No ilusionismo a expressão "fumaça e espelhos" compreende todo esforço de enganar o espectador com jogos de expectativa e percepção. Esses jogos não envolvem, necessariamente, fumaça e espelhos de modo literal - a não ser que estejamos diante de um filme como Missão: Impossível - Nação Secreta, onde a disposição para a metalinguagem é ingrediente central da ilusão.
Antes mesmo de se provar um diretor com bom timing de suspense e de ação, em Jack Reacher e agora nesta sua nova parceria com Tom Cruise, Christopher McQuarrie já demostrava como roteirista em Os Suspeitos uma tendência despudorada ao jogo de aparências. Que esses dois caminhos paralelos finalmente se cruzem - o primeiro Missão: Impossível saiu em 1996, um ano depois de Os Suspeitos - hoje parece predestinação. A franquia das máscaras e dos atos de escapismo encontra em McQuarrie um devoto.
Não por acaso, este quinto Missão: Impossivel parece resgatar o espírito do primeiro; McQuarrie emula Brian De Palma naquilo que sempre foi caro ao mestre: desconfiar da imagem, da fórmula, e ao mesmo tempo não resistir ao impulso de cinefilia de se deixar seduzir por essa imagem. Se no seu ponto mais baixo a franquia entrou em jogos desleais (o pé de coelho de J.J. Abrams no terceiro filme, ilusionismo que só conseguia entreter a si mesmo), Nação Secreta retoma o encanto original: o prazer de ser enganado por um truque visual e não apenas um truque de roteiro, de reviravolta.
Essa questão do truque visual atravessa o filme todo, desde a cena sem dublê com Tom Cruise que abre o filme, até o desfecho que retoma a ideia da fumaça-e-espelhos literalmente. A metalinguagem, a habilidade de recorrer a imagens para falar da própria imagem, é essencial para McQuarrie porque, com ela, é como se ele dividisse conosco uma piada interna. "Vamos nos enganar juntos", parece dizer, enquanto os créditos iniciais passam cenas do filme todo (uma constante na franquia desde a telessérie sessentista) sem medo de estragar nada por antecipação.
Em Nação Secreta, a metalinguagem gera situações francamente cinefílicas (o passeio por Casablanca, com Tom Cruise e seu terno azul no deserto fazendo as poses mais cool desde os tempos de Bogart), algumas lúdicas (demorou cinco filmes para Missão: Impossível fazer o truque clássico de Houdini, o escapismo debaixo d'água), teatralizadas (a cena de ação operística e o atentado ditado pela partitura musical, clichê de suspenses que nunca vai envelhecer) e outras oníricas (o clímax nas ruas vazias com lamparinas antigas parece que entra de fato num filme em preto-e-branco, "à moda antiga").

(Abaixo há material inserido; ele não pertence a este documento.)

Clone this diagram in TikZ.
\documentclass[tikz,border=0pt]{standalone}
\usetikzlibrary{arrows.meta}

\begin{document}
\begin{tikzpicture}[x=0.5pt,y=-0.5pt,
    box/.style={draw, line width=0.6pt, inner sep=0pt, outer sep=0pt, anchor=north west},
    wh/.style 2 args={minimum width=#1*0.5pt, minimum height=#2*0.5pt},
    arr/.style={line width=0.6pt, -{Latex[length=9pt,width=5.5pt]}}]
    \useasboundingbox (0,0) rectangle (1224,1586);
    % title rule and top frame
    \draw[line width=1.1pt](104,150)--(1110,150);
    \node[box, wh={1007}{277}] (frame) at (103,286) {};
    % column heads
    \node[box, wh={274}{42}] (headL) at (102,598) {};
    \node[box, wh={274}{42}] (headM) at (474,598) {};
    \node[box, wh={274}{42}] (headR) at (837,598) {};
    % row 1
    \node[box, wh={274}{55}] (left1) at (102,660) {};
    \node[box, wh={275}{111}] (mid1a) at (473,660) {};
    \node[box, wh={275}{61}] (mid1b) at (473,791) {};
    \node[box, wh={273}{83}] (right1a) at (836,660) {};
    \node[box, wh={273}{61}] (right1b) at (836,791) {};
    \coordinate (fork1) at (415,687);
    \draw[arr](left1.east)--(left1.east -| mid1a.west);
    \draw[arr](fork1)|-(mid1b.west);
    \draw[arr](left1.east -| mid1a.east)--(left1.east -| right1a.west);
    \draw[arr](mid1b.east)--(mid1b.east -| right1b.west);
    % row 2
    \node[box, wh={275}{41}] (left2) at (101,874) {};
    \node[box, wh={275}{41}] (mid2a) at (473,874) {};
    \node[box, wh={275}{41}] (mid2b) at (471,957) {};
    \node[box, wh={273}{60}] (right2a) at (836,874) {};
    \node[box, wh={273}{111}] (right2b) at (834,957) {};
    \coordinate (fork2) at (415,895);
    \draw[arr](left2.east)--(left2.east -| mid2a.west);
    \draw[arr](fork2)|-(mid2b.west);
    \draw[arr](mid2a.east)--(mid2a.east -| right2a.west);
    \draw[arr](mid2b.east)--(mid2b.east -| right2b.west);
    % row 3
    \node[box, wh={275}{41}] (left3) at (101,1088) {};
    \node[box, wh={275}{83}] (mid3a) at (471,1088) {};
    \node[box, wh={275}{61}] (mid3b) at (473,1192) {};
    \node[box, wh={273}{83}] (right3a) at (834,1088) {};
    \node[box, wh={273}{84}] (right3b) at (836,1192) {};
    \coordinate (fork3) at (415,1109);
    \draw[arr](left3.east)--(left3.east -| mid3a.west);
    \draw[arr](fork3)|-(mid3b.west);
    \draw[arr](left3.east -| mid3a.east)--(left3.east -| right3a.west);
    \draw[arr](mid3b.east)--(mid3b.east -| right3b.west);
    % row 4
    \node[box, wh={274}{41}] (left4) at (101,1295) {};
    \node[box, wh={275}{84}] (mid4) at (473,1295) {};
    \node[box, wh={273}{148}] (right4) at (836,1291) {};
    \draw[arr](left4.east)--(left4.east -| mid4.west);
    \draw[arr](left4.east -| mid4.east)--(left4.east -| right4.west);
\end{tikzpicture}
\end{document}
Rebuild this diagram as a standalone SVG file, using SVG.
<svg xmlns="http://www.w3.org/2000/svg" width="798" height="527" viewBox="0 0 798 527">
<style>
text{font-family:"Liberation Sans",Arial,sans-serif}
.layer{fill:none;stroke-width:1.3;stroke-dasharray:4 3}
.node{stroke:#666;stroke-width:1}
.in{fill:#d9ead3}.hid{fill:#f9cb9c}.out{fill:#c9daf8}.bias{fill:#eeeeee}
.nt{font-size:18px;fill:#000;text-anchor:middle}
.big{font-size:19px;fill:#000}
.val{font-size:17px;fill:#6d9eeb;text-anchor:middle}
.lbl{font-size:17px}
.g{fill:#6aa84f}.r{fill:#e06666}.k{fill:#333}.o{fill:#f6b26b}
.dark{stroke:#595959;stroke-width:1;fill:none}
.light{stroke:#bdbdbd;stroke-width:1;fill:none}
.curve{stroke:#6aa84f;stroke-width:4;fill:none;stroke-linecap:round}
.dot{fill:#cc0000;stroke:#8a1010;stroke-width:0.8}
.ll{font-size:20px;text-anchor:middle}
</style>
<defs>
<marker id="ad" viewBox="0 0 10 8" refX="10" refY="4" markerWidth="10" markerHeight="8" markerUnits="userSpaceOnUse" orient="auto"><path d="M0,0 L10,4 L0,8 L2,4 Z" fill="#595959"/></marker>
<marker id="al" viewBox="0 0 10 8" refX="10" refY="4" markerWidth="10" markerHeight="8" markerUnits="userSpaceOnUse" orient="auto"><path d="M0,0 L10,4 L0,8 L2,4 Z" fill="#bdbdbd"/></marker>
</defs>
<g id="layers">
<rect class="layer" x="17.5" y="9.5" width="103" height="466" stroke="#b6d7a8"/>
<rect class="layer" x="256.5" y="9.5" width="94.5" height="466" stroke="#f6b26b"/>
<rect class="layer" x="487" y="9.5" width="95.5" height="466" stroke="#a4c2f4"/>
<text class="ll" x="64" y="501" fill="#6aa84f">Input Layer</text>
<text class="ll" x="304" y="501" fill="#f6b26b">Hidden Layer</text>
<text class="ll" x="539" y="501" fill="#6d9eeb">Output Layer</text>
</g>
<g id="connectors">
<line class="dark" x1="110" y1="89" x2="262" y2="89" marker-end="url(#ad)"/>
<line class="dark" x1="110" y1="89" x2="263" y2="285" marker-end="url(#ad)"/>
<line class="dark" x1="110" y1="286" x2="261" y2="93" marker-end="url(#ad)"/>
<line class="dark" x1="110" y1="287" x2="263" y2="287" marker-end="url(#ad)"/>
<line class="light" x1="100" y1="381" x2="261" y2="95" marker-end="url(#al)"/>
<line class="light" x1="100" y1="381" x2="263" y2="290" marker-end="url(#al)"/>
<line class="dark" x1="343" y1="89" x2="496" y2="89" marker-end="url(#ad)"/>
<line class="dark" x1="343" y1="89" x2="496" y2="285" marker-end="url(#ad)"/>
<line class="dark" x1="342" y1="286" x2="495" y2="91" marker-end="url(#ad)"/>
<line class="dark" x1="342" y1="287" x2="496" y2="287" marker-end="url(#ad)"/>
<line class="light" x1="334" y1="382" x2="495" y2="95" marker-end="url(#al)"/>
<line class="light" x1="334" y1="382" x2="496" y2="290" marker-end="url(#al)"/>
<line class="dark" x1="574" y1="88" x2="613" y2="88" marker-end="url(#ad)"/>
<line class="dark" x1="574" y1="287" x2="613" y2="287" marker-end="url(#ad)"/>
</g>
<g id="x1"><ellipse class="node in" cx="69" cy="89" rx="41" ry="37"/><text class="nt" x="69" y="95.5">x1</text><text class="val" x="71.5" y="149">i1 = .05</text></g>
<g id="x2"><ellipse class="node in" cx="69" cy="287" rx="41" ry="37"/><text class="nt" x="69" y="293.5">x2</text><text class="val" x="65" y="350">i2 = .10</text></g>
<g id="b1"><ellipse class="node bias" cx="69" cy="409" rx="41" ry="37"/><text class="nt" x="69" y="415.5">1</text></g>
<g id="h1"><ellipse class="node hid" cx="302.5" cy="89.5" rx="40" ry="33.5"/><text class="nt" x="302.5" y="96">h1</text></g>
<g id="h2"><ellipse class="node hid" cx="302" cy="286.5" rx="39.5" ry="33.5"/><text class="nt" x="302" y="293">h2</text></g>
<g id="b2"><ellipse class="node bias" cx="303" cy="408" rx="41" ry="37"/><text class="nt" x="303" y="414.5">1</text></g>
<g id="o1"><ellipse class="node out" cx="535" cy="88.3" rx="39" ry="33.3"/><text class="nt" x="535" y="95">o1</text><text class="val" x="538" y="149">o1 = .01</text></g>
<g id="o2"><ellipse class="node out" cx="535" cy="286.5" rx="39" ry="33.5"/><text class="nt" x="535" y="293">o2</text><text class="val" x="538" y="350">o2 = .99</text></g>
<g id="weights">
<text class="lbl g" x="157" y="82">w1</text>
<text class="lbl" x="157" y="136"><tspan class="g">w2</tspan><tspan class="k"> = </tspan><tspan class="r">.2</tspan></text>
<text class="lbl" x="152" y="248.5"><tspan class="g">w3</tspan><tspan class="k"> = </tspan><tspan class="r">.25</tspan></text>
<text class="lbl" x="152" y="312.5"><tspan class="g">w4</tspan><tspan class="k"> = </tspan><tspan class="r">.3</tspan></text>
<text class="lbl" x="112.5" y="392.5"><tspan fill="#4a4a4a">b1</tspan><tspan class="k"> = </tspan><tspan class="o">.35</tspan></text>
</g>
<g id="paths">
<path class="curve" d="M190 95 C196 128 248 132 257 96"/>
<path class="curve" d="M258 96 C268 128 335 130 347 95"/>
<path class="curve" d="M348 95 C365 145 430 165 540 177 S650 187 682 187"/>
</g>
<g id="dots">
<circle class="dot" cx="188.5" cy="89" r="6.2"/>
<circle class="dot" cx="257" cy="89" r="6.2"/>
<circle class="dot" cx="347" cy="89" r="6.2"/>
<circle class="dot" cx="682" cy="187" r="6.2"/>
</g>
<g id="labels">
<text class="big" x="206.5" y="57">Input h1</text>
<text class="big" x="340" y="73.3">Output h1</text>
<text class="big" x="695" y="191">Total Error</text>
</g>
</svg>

Dos temas que se repetem em Missão: Impossível agora que a franquia chegou numa fórmula ideal - como a insistência em desmantelar o IMF filme após filme, porque o espectador sempre vai se identificar com o indivíduo e não com uma organização - poucos funcionam tão bem quanto a parceria entre Ethan Hunt e o personagem de Simon Pegg. Benji está longe de ser apenas o alívio cômico. Ele é o nosso representante em cena, implorando para participar da brincadeira, e é por meio dele que dividimos, com o filme, esse senso de que estamos todos juntos sendo enganados pela primeira vez - mesmo que seja na cena mais banal de jogo de espelhos, quando Ethan vai abrindo uma sala secreta que é uma duplicata da anterior, para espanto/tédio de Benji.
No fim, tudo se complementa: a luta de Ethan e sua equipe para não serem apagados da história é a mesma do ilusionista, que flerta com o sacrifício para se eternizar. É por isso que a ideia da caixa lacrada é tão bem sucedida como início e fim em Nação Secreta, um filme que celebra o ofício do artista (seja com ou sem dublê) que entende a importância da sua própria imagem para viver, e que não sofre terror maior do que o medo de desaparecer silenciosamente na fumaça.